Se queda mi nieto como un poco pensativo antes de decirlo:
-Abuelo, y la Pegui por qué no ha tenido perritos?
-Puuuff, ¿Yo qué sé? La Pegui es una perrita muy especial, muy rara. Date cuenta de lo arisca que es, le ladra a to dios.
-¿Y eso qué tiene que ver?
-Pues sí tiene que ver. Porque nunca se ha dejado montar por un perrito -le digo yo, a ver cómo cuela eso.
-¿Qué es montar, abuelo, que se suben los dos perritos en un coche?
Y me tengo que reír, a ver... Y es que, además, se me está reproduciendo mentalmente una escena casi idéntica que tuve con su madre, cuando tenía ella la edad de Lucas, al observar mi hija a su perrita Candy holgando con otro perro en el césped de nuestro patio. Y con todo tipo de subterfugios y artimañas le tuve que explicar, a tan tierna edad, el secreto de la vida. Pues ahora, lo mismo.
-No, Lucas. Montar un perrito a una perrita es una cosa que hacen los perros para poder tener hijitos. Verás, el perro se pone por detrás de la perrita, le echa las patas encima, se juntan los culos... y ya está... Y así la perrita se queda embarazada.
-¡Aahhh! -Se queda dubitativo-. ¿Y por qué no lo intentamos con la Pegui?
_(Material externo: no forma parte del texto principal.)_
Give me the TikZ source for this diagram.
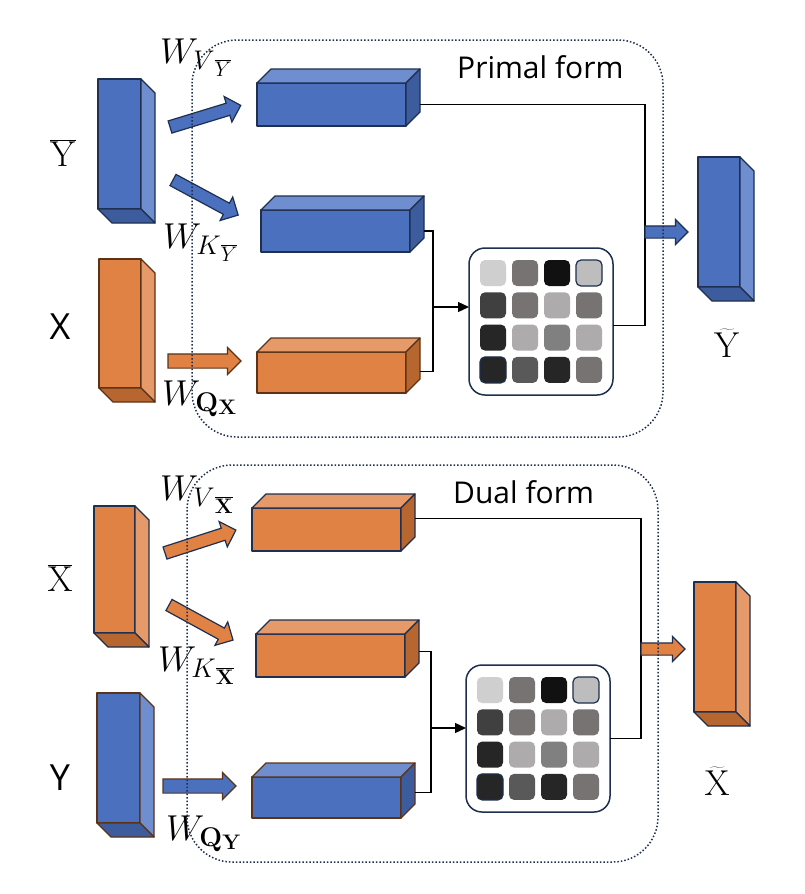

-Buahh, lo hemos intentado muchas veces. Pero no hay manera, que no se deja, que no quiere. Se pone a ladrarle al perrito hasta que lo aburre. Y te digo una cosa, Lucas: si una perrita no quiere, no hay ná que hacer. Tiene que ser que ella quiera, si no, nanai -y ahora es cuando sin querer meto yo la gamba, sin querer, eh-. Pasa lo mismo que con las mujeres: si una mujer dice no, es que no. No hay más que hablar.
-Abuelo, ¿pero las mujeres también se montan?
A ver cómo salgo de esta. La madre que me parió...
-Sí, claro -intento aparentar serenidad y seguridad-. Para tener hijitos todos los animales y también las personas tienen que hacer eso de montarse.
Y ahora, la repanocha:
-¿Y la abuela también se monta? -me pregunta el tío mirándome con una sonrisita provocadora.
-Poco, Lucas, muy poco. Es dura de pelar, como la Pegui.

Y dí gracias a Dios de que de repente el chaval se distrajera con otro amigo y dejara de interesarse por tan escabroso tema.